* Given information:
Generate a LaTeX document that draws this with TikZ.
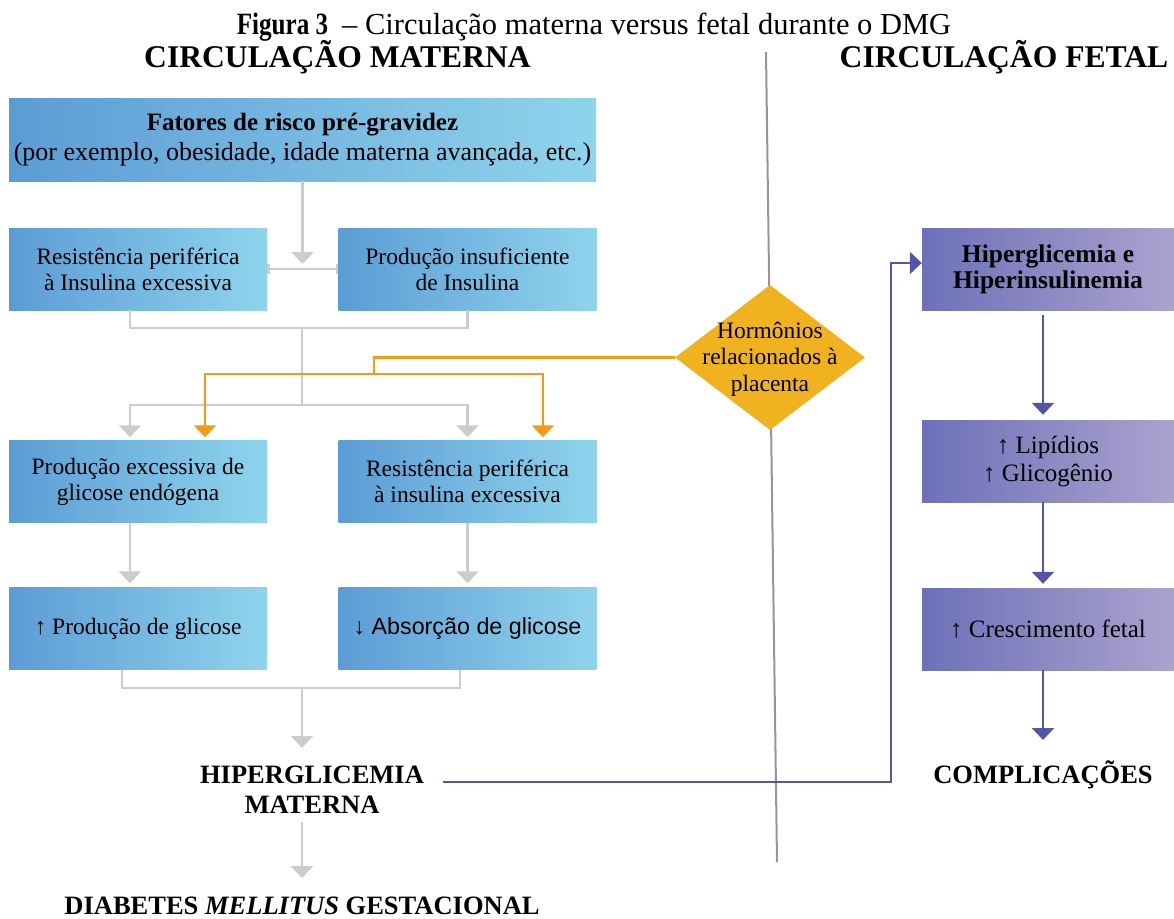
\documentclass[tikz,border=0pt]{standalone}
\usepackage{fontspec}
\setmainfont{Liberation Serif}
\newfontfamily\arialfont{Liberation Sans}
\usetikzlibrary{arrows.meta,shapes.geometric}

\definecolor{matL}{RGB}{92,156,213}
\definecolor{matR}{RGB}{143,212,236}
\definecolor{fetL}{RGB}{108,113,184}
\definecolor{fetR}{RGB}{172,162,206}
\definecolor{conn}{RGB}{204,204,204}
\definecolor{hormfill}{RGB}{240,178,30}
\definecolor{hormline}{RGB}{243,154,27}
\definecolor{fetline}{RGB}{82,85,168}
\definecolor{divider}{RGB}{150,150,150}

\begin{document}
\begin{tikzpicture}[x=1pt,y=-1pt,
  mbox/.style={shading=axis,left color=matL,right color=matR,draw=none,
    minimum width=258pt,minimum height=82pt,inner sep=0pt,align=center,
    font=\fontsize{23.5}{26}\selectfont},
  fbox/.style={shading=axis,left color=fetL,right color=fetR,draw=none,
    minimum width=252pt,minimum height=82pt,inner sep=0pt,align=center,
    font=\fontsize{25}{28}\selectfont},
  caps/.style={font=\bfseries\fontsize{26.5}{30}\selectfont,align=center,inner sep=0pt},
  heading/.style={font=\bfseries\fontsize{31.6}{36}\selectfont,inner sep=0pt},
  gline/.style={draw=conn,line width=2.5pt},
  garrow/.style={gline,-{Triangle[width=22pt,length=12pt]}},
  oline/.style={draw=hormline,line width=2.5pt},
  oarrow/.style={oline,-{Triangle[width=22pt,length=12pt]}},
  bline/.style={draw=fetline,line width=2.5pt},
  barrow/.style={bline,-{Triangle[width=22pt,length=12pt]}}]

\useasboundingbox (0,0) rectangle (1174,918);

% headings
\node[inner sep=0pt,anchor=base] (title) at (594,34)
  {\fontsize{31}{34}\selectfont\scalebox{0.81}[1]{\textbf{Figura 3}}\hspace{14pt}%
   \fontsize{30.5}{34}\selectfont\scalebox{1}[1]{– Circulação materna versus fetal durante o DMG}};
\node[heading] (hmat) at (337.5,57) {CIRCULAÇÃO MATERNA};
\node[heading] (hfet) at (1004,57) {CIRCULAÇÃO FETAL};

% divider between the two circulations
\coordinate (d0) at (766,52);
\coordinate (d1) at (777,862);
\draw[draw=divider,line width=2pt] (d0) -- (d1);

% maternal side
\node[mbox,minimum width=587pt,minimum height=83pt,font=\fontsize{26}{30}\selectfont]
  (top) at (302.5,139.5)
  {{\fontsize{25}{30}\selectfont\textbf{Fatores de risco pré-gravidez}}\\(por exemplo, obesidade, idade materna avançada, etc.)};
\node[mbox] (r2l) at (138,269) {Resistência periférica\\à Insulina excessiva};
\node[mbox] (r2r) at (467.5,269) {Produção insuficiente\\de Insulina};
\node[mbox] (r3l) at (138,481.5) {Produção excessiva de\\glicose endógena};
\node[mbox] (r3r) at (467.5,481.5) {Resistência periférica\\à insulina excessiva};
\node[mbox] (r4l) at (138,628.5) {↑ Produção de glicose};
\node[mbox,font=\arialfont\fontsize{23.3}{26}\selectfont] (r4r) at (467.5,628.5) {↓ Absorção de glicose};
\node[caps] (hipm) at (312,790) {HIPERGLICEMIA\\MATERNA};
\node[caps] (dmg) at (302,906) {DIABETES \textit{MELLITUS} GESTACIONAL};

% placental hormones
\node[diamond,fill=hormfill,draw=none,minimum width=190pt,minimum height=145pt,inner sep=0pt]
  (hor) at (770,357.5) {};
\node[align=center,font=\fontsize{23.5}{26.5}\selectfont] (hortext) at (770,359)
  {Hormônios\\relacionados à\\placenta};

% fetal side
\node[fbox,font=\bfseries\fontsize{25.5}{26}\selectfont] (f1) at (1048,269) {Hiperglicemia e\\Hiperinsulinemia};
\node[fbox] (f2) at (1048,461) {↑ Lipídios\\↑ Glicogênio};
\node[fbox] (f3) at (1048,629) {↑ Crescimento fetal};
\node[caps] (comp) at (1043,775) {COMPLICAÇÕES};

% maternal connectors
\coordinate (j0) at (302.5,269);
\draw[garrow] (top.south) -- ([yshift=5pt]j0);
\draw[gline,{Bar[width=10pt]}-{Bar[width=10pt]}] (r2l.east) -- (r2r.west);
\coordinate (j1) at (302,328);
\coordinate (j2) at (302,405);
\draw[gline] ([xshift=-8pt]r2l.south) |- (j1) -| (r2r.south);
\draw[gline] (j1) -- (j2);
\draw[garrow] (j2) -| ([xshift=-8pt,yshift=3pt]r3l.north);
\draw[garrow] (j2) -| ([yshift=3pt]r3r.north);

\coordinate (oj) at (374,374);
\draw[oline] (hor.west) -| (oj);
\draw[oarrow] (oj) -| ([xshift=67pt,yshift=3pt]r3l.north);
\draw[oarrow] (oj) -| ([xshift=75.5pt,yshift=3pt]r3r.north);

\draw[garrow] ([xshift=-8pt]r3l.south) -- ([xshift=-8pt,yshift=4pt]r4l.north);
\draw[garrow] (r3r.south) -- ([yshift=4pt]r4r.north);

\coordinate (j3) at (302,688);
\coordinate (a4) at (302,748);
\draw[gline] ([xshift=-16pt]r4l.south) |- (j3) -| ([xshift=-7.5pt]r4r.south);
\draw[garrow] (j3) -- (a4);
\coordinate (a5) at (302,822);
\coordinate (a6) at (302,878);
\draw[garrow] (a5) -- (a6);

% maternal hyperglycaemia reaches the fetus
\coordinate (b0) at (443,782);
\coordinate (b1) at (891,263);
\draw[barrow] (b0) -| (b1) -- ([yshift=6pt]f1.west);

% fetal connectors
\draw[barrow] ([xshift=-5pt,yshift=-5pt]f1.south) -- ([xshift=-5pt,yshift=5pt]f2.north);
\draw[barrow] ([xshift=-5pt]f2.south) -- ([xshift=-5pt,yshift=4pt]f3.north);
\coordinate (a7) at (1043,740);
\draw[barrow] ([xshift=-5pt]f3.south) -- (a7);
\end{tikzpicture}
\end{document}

* What to produce:
Skip every picture and return the lines above from the top through the one that contains "(0,0) rectangle (1174,918);".

* Full solution:
Generate a LaTeX document that draws this with TikZ.
\documentclass[tikz,border=0pt]{standalone}
\usepackage{fontspec}
\setmainfont{Liberation Serif}
\newfontfamily\arialfont{Liberation Sans}
\usetikzlibrary{arrows.meta,shapes.geometric}

\definecolor{matL}{RGB}{92,156,213}
\definecolor{matR}{RGB}{143,212,236}
\definecolor{fetL}{RGB}{108,113,184}
\definecolor{fetR}{RGB}{172,162,206}
\definecolor{conn}{RGB}{204,204,204}
\definecolor{hormfill}{RGB}{240,178,30}
\definecolor{hormline}{RGB}{243,154,27}
\definecolor{fetline}{RGB}{82,85,168}
\definecolor{divider}{RGB}{150,150,150}

\begin{document}
\begin{tikzpicture}[x=1pt,y=-1pt,
  mbox/.style={shading=axis,left color=matL,right color=matR,draw=none,
    minimum width=258pt,minimum height=82pt,inner sep=0pt,align=center,
    font=\fontsize{23.5}{26}\selectfont},
  fbox/.style={shading=axis,left color=fetL,right color=fetR,draw=none,
    minimum width=252pt,minimum height=82pt,inner sep=0pt,align=center,
    font=\fontsize{25}{28}\selectfont},
  caps/.style={font=\bfseries\fontsize{26.5}{30}\selectfont,align=center,inner sep=0pt},
  heading/.style={font=\bfseries\fontsize{31.6}{36}\selectfont,inner sep=0pt},
  gline/.style={draw=conn,line width=2.5pt},
  garrow/.style={gline,-{Triangle[width=22pt,length=12pt]}},
  oline/.style={draw=hormline,line width=2.5pt},
  oarrow/.style={oline,-{Triangle[width=22pt,length=12pt]}},
  bline/.style={draw=fetline,line width=2.5pt},
  barrow/.style={bline,-{Triangle[width=22pt,length=12pt]}}]

\useasboundingbox (0,0) rectangle (1174,918);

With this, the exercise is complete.